GIVEN INFORMATION:
• • • • • • •
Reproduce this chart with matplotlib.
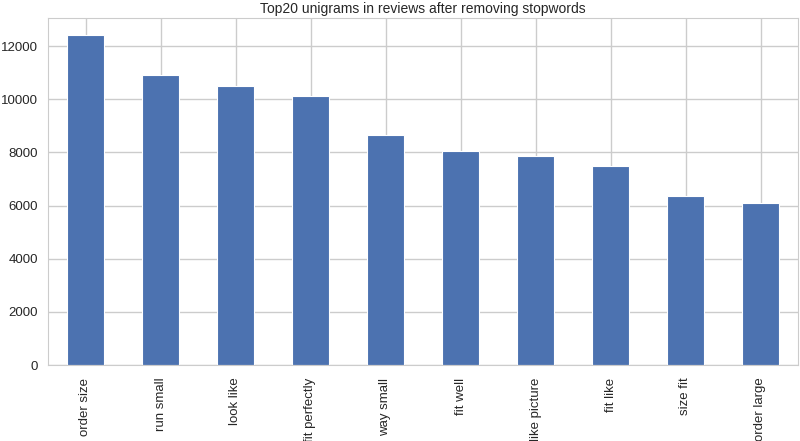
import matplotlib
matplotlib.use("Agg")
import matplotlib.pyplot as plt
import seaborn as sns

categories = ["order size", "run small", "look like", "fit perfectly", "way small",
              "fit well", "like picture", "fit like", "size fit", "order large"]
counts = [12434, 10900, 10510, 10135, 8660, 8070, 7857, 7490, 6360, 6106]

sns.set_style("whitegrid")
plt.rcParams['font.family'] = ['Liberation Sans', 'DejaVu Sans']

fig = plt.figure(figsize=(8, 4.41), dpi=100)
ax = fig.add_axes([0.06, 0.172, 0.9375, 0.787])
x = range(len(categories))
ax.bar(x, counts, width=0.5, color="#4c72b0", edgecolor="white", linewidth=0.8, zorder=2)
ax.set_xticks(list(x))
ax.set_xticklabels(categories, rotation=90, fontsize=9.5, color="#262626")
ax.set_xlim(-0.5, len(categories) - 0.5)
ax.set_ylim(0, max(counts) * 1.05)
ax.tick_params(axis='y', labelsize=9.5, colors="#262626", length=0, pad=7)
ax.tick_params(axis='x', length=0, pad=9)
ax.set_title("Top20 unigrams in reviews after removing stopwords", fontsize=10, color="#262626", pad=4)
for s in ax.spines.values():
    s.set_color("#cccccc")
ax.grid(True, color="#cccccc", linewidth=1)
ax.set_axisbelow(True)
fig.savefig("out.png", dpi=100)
• • • • • • •
EXERCISE PROMPT:
Copy nothing but the lines from the first one in the listing through the line with "plt.rcParams['font.family'] = ['Liberation", and omit the pictures.

FULL OUTPUT:
Reproduce this chart with matplotlib.
import matplotlib
matplotlib.use("Agg")
import matplotlib.pyplot as plt
import seaborn as sns

categories = ["order size", "run small", "look like", "fit perfectly", "way small",
              "fit well", "like picture", "fit like", "size fit", "order large"]
counts = [12434, 10900, 10510, 10135, 8660, 8070, 7857, 7490, 6360, 6106]

sns.set_style("whitegrid")
plt.rcParams['font.family'] = ['Liberation Sans', 'DejaVu Sans']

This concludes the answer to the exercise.